— Start of Material —
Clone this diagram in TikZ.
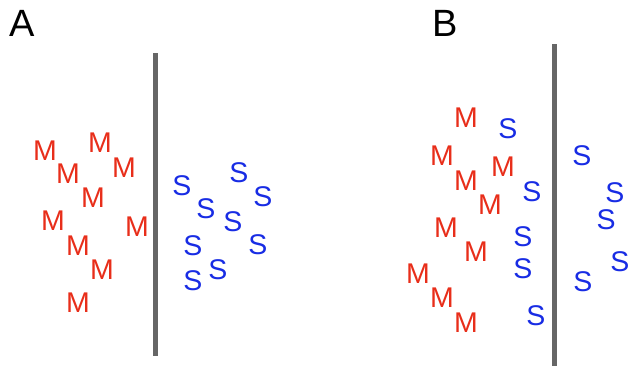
\documentclass[tikz,border=0pt]{standalone}
\usepackage{fontspec}
\setmainfont{Liberation Sans}
\definecolor{mred}{RGB}{232,46,26}
\definecolor{sblue}{RGB}{24,44,228}
\definecolor{wallgray}{RGB}{102,102,102}
\tikzset{
  ml/.style={inner sep=0pt, text=mred, font=\fontsize{28.5}{28.5}\selectfont},
  sl/.style={inner sep=0pt, text=sblue, font=\fontsize{28.5}{28.5}\selectfont},
  panel/.style={inner sep=0pt, text=black, font=\fontsize{38}{38}\selectfont},
  wall/.style={line width=5pt, draw=wallgray}
}
\begin{document}
\begin{tikzpicture}[x=1pt,y=-1pt]
\useasboundingbox (0,0) rectangle (630,368);
% labels
\node[panel] (lA) at (22.5,23.5) {A};
\node[panel] (lB) at (445,23.5) {B};
% walls
\coordinate (wa1) at (155,53);
\coordinate (wa2) at (155,356);
\coordinate (wb1) at (554,44);
\coordinate (wb2) at (554,366);
\draw[wall] (wa1) -- (wa2);
\draw[wall] (wb1) -- (wb2);
% panel A: M
\node[ml] (am1) at (45,151) {M};
\node[ml] (am2) at (100,143) {M};
\node[ml] (am3) at (68,174) {M};
\node[ml] (am4) at (124,168) {M};
\node[ml] (am5) at (93,198) {M};
\node[ml] (am6) at (53,221) {M};
\node[ml] (am7) at (137,227) {M};
\node[ml] (am8) at (78,246) {M};
\node[ml] (am9) at (102,270) {M};
\node[ml] (am10) at (78,303) {M};
% panel A: S
\node[sl] (as1) at (182,186) {S};
\node[sl] (as2) at (239,173) {S};
\node[sl] (as3) at (263,197) {S};
\node[sl] (as4) at (206,209) {S};
\node[sl] (as5) at (233,222) {S};
\node[sl] (as6) at (193,246) {S};
\node[sl] (as7) at (258,245) {S};
\node[sl] (as8) at (218,270) {S};
\node[sl] (as9) at (193,281) {S};
% panel B: M
\node[ml] (bm1) at (466,118) {M};
\node[ml] (bm2) at (442,156) {M};
\node[ml] (bm3) at (503,167) {M};
\node[ml] (bm4) at (466,181) {M};
\node[ml] (bm5) at (490,205) {M};
\node[ml] (bm6) at (446,228) {M};
\node[ml] (bm7) at (476,252) {M};
\node[ml] (bm8) at (418,274) {M};
\node[ml] (bm9) at (442,298) {M};
\node[ml] (bm10) at (466,323) {M};
% panel B: S
\node[sl] (bs1) at (508,129) {S};
\node[sl] (bs2) at (582,156) {S};
\node[sl] (bs3) at (532,192) {S};
\node[sl] (bs4) at (615,193) {S};
\node[sl] (bs5) at (606,220) {S};
\node[sl] (bs6) at (523,237) {S};
\node[sl] (bs7) at (523,269) {S};
\node[sl] (bs8) at (620,262) {S};
\node[sl] (bs9) at (583,282) {S};
\node[sl] (bs10) at (536,316) {S};
\end{tikzpicture}
\end{document}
— End of Material —
## Goal
The data should be printed again unchanged; leave its pictures out.

## Completed exercise
Clone this diagram in TikZ.
\documentclass[tikz,border=0pt]{standalone}
\usepackage{fontspec}
\setmainfont{Liberation Sans}
\definecolor{mred}{RGB}{232,46,26}
\definecolor{sblue}{RGB}{24,44,228}
\definecolor{wallgray}{RGB}{102,102,102}
\tikzset{
  ml/.style={inner sep=0pt, text=mred, font=\fontsize{28.5}{28.5}\selectfont},
  sl/.style={inner sep=0pt, text=sblue, font=\fontsize{28.5}{28.5}\selectfont},
  panel/.style={inner sep=0pt, text=black, font=\fontsize{38}{38}\selectfont},
  wall/.style={line width=5pt, draw=wallgray}
}
\begin{document}
\begin{tikzpicture}[x=1pt,y=-1pt]
\useasboundingbox (0,0) rectangle (630,368);
% labels
\node[panel] (lA) at (22.5,23.5) {A};
\node[panel] (lB) at (445,23.5) {B};
% walls
\coordinate (wa1) at (155,53);
\coordinate (wa2) at (155,356);
\coordinate (wb1) at (554,44);
\coordinate (wb2) at (554,366);
\draw[wall] (wa1) -- (wa2);
\draw[wall] (wb1) -- (wb2);
% panel A: M
\node[ml] (am1) at (45,151) {M};
\node[ml] (am2) at (100,143) {M};
\node[ml] (am3) at (68,174) {M};
\node[ml] (am4) at (124,168) {M};
\node[ml] (am5) at (93,198) {M};
\node[ml] (am6) at (53,221) {M};
\node[ml] (am7) at (137,227) {M};
\node[ml] (am8) at (78,246) {M};
\node[ml] (am9) at (102,270) {M};
\node[ml] (am10) at (78,303) {M};
% panel A: S
\node[sl] (as1) at (182,186) {S};
\node[sl] (as2) at (239,173) {S};
\node[sl] (as3) at (263,197) {S};
\node[sl] (as4) at (206,209) {S};
\node[sl] (as5) at (233,222) {S};
\node[sl] (as6) at (193,246) {S};
\node[sl] (as7) at (258,245) {S};
\node[sl] (as8) at (218,270) {S};
\node[sl] (as9) at (193,281) {S};
% panel B: M
\node[ml] (bm1) at (466,118) {M};
\node[ml] (bm2) at (442,156) {M};
\node[ml] (bm3) at (503,167) {M};
\node[ml] (bm4) at (466,181) {M};
\node[ml] (bm5) at (490,205) {M};
\node[ml] (bm6) at (446,228) {M};
\node[ml] (bm7) at (476,252) {M};
\node[ml] (bm8) at (418,274) {M};
\node[ml] (bm9) at (442,298) {M};
\node[ml] (bm10) at (466,323) {M};
% panel B: S
\node[sl] (bs1) at (508,129) {S};
\node[sl] (bs2) at (582,156) {S};
\node[sl] (bs3) at (532,192) {S};
\node[sl] (bs4) at (615,193) {S};
\node[sl] (bs5) at (606,220) {S};
\node[sl] (bs6) at (523,237) {S};
\node[sl] (bs7) at (523,269) {S};
\node[sl] (bs8) at (620,262) {S};
\node[sl] (bs9) at (583,282) {S};
\node[sl] (bs10) at (536,316) {S};
\end{tikzpicture}
\end{document}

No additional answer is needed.